Une enquête rétrospective qui se lit comme un roman

L’ensemble se lit d’abord remarquablement bien. Il associe avec cohérence un ton romanesque et une enquête journalistique fouillée. Il dépeint avec une acuité avérée les caractères des acteurs gravitant autour du couple Strauss-Kahn et les entrelacs relationnels qui se nouent et dénouent à mesure des écarts conjugaux, des ambitions politiques et des révélations médiatiques.

Même si l’on n’est pas un passionné de chronique politique, le livre entraîne avec vigueur dans un univers palpitant digne des meilleures sitcoms haletantes de suspense. On a beau déjà connaître l’issue de cette incroyable carrière déliquescente, on reste captivé par l’assemblage méticuleux du puzzle qui conduira DSK à l’avanie et l’explosion en vol de sa candidature tellement programmée.

Pour ceux dont la communication est le métier, l’ouvrage des journalistes du Monde est l’opportunité de mieux saisir les ressorts présidant au fonctionnement de la bande des quatre d’Euro RSCG occupés à alimenter le mythe strauss-kahnien et lui coudre un avenir imparable sous les ors de la présidence de la République française. A plusieurs reprises, le lecteur voit disséquées les petites combines argumentaires échafaudées par ce staff dont DSK est totalement subjugué et prêt à jouer la partition demandée.

Ainsi, apprend-on que le billet de pardon d’Anne Sinclair sur son blog après l’aventure de son mari avec une conseillère du FMI, a été en fait directement pesé et dicté par les communicants, convaincus que le pardon de l’épouse trompée était la meilleure parade face aux lazzis et aux attaques des opposants. De même, voit-on souvent l’un des quatre impétrants faire irruption dans les rédactions de journaux ou passer des coups de fils furibards pour tenter de contrôler tel ou tel reportage pouvant porter atteinte à l’image patiemment ciselée par l’agence de communication.

Toutefois, un point est proprement hallucinant dans ce quatuor tout puissant : leur incapacité collective à émettre la moindre alerte, ni l’esquisse d’une critique à l’égard de leur patron et de ses incartades à répétition mettant en péril le dessein qu’ils s’efforcent de lui construire. Tous savent et sont pleinement conscients et pourtant, tous s’obstinent à contourner les problèmes en imaginant des stratagèmes à la limite du déni et en se rassurant avec une batterie de sondages favorables. Or, en communication, nier les obstacles et les mines potentiels revient à se tirer tôt ou tard une balle dans le pied. Peu importe la courbe enjôleuse des sondages !

Ce que j’ai moins aimé

Qu’est-ce qui a pu conduire DSK à détruire l’image « parfaite » ?

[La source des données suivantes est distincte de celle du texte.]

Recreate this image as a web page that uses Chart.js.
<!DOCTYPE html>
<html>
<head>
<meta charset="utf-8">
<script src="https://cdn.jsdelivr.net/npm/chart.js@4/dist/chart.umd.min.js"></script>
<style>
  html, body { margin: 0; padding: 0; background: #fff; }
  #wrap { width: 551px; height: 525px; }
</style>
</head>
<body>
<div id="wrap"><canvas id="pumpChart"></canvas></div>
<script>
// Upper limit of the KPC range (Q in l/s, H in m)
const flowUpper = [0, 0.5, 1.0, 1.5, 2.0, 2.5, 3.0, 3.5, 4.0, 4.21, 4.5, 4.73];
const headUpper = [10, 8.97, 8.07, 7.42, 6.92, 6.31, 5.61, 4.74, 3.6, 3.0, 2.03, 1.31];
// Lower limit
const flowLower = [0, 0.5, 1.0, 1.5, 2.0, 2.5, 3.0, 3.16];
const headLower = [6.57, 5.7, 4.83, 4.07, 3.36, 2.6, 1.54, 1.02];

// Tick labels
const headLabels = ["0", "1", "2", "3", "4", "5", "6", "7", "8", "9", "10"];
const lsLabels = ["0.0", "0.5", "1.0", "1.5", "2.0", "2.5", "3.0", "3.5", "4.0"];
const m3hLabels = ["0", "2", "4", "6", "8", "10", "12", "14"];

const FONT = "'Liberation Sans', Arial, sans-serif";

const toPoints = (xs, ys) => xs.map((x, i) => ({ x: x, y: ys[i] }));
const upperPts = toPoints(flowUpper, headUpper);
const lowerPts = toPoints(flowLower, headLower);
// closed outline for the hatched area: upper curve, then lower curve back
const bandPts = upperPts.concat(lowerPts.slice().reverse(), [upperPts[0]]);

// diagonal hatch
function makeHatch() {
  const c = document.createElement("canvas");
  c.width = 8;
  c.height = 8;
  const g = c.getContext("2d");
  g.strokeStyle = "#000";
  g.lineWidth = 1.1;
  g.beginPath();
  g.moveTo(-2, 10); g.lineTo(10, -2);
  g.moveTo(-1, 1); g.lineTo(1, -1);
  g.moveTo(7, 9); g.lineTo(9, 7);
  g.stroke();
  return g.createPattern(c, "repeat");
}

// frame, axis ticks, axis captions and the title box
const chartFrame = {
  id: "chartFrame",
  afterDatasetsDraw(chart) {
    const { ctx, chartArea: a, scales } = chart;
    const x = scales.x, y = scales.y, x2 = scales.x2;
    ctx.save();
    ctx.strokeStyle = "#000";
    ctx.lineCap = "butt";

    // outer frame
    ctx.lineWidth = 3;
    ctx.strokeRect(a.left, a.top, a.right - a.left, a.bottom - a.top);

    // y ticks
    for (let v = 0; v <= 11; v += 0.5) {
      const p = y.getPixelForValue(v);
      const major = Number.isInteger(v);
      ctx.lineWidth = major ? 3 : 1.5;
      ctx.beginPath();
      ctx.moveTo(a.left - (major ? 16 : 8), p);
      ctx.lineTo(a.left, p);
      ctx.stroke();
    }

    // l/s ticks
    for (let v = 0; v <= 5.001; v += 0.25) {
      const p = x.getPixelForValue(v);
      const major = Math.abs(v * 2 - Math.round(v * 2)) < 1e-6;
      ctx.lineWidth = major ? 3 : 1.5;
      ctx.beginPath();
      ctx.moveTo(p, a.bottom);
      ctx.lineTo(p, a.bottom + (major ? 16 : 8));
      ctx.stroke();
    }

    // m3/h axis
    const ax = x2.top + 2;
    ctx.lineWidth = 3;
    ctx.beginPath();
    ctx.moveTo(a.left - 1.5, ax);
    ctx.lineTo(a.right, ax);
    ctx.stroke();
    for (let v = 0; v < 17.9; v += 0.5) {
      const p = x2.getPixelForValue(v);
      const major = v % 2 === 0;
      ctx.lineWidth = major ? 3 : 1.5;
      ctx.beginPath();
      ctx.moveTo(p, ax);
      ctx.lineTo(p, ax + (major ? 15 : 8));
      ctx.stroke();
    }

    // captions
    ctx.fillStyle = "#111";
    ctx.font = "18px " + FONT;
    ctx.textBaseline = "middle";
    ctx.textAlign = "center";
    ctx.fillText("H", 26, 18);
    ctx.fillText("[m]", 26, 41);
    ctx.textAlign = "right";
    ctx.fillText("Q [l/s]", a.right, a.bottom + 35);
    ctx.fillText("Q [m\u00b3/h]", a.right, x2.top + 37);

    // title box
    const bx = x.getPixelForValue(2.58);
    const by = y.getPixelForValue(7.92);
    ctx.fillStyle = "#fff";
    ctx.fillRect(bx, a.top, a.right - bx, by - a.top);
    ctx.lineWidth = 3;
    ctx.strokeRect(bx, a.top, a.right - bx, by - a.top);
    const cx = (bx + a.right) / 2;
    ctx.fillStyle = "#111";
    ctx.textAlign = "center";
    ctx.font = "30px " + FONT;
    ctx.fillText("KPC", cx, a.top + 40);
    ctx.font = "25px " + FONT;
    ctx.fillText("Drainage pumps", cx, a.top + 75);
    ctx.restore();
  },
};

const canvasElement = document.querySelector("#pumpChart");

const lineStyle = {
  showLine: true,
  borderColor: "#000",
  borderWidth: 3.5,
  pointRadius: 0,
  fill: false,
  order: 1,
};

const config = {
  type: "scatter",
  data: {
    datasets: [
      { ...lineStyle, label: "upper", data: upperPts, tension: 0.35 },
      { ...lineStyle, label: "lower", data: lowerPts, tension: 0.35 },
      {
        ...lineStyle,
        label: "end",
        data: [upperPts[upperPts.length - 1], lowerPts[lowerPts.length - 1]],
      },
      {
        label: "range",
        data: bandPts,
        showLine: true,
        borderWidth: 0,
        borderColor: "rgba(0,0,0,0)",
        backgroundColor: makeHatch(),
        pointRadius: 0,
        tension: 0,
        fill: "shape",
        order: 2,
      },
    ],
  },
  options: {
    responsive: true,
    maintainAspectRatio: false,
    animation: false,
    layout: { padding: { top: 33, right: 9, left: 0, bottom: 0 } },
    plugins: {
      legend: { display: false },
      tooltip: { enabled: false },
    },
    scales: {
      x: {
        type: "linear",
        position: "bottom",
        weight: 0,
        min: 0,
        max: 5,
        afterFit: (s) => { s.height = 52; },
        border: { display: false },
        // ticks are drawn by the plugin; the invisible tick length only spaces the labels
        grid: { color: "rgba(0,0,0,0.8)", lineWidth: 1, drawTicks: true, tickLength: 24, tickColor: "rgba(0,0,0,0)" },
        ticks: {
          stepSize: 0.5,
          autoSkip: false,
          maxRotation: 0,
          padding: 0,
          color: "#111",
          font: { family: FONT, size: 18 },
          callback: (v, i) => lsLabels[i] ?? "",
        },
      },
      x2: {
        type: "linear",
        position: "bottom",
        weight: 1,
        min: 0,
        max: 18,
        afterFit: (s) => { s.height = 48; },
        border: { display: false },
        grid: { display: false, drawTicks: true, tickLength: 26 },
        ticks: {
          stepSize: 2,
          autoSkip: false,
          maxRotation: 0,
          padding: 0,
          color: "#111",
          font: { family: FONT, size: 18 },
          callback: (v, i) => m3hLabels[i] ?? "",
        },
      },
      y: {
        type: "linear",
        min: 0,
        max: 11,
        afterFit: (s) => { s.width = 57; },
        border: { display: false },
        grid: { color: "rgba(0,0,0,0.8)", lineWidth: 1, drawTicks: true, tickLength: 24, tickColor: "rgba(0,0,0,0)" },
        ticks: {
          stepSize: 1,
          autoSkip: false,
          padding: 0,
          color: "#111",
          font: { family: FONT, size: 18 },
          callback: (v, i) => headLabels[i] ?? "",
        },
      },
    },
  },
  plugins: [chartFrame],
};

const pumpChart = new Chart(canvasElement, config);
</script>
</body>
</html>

L’épilogue du livre laisse quelque peu sur sa faim. Après plus de 260 pages de reconstitution soigneuse des faits et des imbrications, le récit s’achève sur l’élection de François Hollande et un DSK désormais en déshérence. On aurait aimé des deux auteurs une petite analyse prospective un peu plus développée sur le rôle que peut aujourd’hui décemment espérer jouer DSK après ce ratage monumental. On comprend bien qu’il est persona non grata au sein du PS mais quid de la cellule communication qui avait bûché d’arrache-pied pour lui conférer une stature présidentielle ? Continue-t-elle vaille que vaille à défendre les lambeaux d’un scénario vrillé ou est-elle désormais parti vendre ses martingales communicantes à d’autres appétits politiques sans aucun état d’âme ?

Autre point que l’on peut regretter : l’absence de pièces inédites au dossier et surtout de témoignages plus développés de ceux qui ont côtoyé DSK. Cela aurait peut-être permis d’entrevoir encore un peu plus précisément la mécanique psychologique de celui qui avait tout pour réussir un parcours hors normes et qui pourtant, n’a jamais cessé d’en compromettre la réussite en outrepassant plus que de raison les limites de ce qu’un électorat serait prêt à accepter.

Ces points étant précisés, le livre demeure un remarquable travail journalistique qui s’efforce de prendre un salutaire recul après le brouhaha médiatico-politique qui agité la France et la planète. Rien que pour cela, il mérite largement d’être lu et mis en bonne place sur les étagères des bibliothèques de tous les apprentis candidats avides de pouvoir et des communicants peu humbles qui s’illusionnent sur leur infaillibilité à écrire les destins grâce à de la cosmétique, des histoires et des ficelles.

Le passage à ne manquer

Communicant que je suis, je ne peux m’empêcher de signaler le croustillant passage où Stéphane Fouks, président d’Euro RSCG, vante ses immenses capacités d’influence et « ensorcelle » les politiques en mal de conquêtes électorales (pages 116-117) :

A un patron, il raconte avec verve une anecdote politique. Aux ministres, il brosse les coulisses de l’économie. Et laisse supposer ainsi, par un entrecroisement des milieux et des mœurs, sa vaste capacité d’influence. Ces relations incestueuses et si typiquement françaises ne sont pas pour rien dans son succès, mais il sait enrober le tout de citations et de références théoriques : « pour faire ce métier, assure-t-il en souriant, il faut avoir lu McLuhan, Sun Tzu, Machiavel et Jacques Pilhan. Il faut ensuite aimer la science-fiction, c’est-à-dire l’anticipation ».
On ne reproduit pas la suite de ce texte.